Poetry can be alienating to many people and when you start talking about Herzog Prize winners like this particular poet, it could be even more intimidating. But now I’m starting to sound scary – even to myself – and that’s not the point of this exercise.
I want to encourage – even second-language speakers – to try this book, which had already received a handful of glowing reviews from the top Afrikaans critics at the time of the launch. And yes, we’re talking poetry, that niche of writing exercises.
With Afrikaans poetry critic Karen de Wet’s introduction (at the launch) in hand, I am going to use her as my guide because of her in-depth knowledge of this poet and his writing. But also as someone who knows how to judge the value of someone like Johan, who still in this time we live in, has the chutzpah to write yet another book of poetry.
It’s not as if readers are clamouring for the latest Afrikaans poetry offering. But as an artist, I suspect, he can’t help himself. He has the skill and the artistry and something to say. His awards prove that he also has the means to say it magnificently. And even I, with my paucity of knowledge in this field, can attest to that.
Johan has the credentials. He is one of only 20 poets who has won the Herzog Prize in its 104 years of existence. And he is a true classicist. Not only is he knowledgeable about classical literature, art and music, he is also well versed in history and philosophy, as well as being one of the country’s top art critics who has often curated small and large exhibitions.

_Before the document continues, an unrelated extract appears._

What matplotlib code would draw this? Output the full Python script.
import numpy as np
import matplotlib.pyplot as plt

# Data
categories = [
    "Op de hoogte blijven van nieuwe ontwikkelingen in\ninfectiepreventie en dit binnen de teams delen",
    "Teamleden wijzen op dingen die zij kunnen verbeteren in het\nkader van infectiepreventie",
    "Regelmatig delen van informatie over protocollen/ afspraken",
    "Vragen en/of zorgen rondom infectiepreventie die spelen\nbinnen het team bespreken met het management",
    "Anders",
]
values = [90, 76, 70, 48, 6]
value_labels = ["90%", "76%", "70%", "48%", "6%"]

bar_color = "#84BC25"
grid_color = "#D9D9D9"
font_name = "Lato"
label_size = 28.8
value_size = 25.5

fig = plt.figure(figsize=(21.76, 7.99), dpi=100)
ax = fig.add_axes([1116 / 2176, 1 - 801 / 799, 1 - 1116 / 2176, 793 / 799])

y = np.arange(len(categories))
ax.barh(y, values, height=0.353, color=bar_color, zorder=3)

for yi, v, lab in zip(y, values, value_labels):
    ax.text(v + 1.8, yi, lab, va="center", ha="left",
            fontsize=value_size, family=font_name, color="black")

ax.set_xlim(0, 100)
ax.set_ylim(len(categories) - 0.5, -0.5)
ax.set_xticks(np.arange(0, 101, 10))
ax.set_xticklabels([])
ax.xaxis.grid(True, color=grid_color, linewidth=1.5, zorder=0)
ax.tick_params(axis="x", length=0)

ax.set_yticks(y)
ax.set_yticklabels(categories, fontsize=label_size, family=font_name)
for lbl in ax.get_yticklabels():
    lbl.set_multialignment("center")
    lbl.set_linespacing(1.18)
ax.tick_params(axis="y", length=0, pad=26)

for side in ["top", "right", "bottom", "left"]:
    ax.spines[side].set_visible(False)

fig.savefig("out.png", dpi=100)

And he uses this wealth of experience in his writing. In fact, he giggles as an aside when talking about all his references at the launch, “I had to make sure ahead of time that I could still remember where all those come from.” I know him well enough to suspect that’s just his insecurities. That mind of his would hardly allow one of those to slip away.
In fact, if I could really make a wish, I would like to spend some time with Johan so that he can take me through the work and explain his thought processes. It’s that kind of work. There’s too much happening for everything to be grasped with a first or even second and third reading and my grasp of Afrikaans literature as well as the classics is much too scant to be truly comfortable with the essence of this work.
Both Karen and critic Joan Hambidge agree that this is something to read again and again. As Karen states so succinctly (and I translate loosely): “The 106 pages of verse in Narreskip will not be read only once, there is value in the money paid for this poetry book.” And then Hambidge gives you the key when she explains in her review that the poet uses the classical landscape in which to play with the here and now.
Again Karen captures it best when she explains what the real importance of these Myburg words, witticisms and wisdoms might be: “What is the role (importance) of the poet, the poem, here? That those of us who might be blunted, might see what is happening in our world, see ourselves, reflect, devise (or even rethink).”
Johan himself reflects in an interview about his preference for a participating society rather a grumbling one.
He practises what he preaches and invites his readers to engage. In fact, when we lose hope not only because of what is happening too close and personal for comfort, but also because of the universal fallout with wars, epidemics and economic downturn affecting everyone, this is indeed a way to climb out of that quagmire.
Allow this wise and witty wordsmith to take you by the hand and follow him on a journey, masterfully thought through, of the here and now. It gets your mind exercising in a way that presents much more in the way of positive than negative thought.
We do need those now.
Finally, if nothing else, it is the brilliance of the Myburg mind that will entice and enchant. We need to take time out to listen and then languish in the thoughts of others – especially those who make the time to not only think, but then also share it so bravely with others.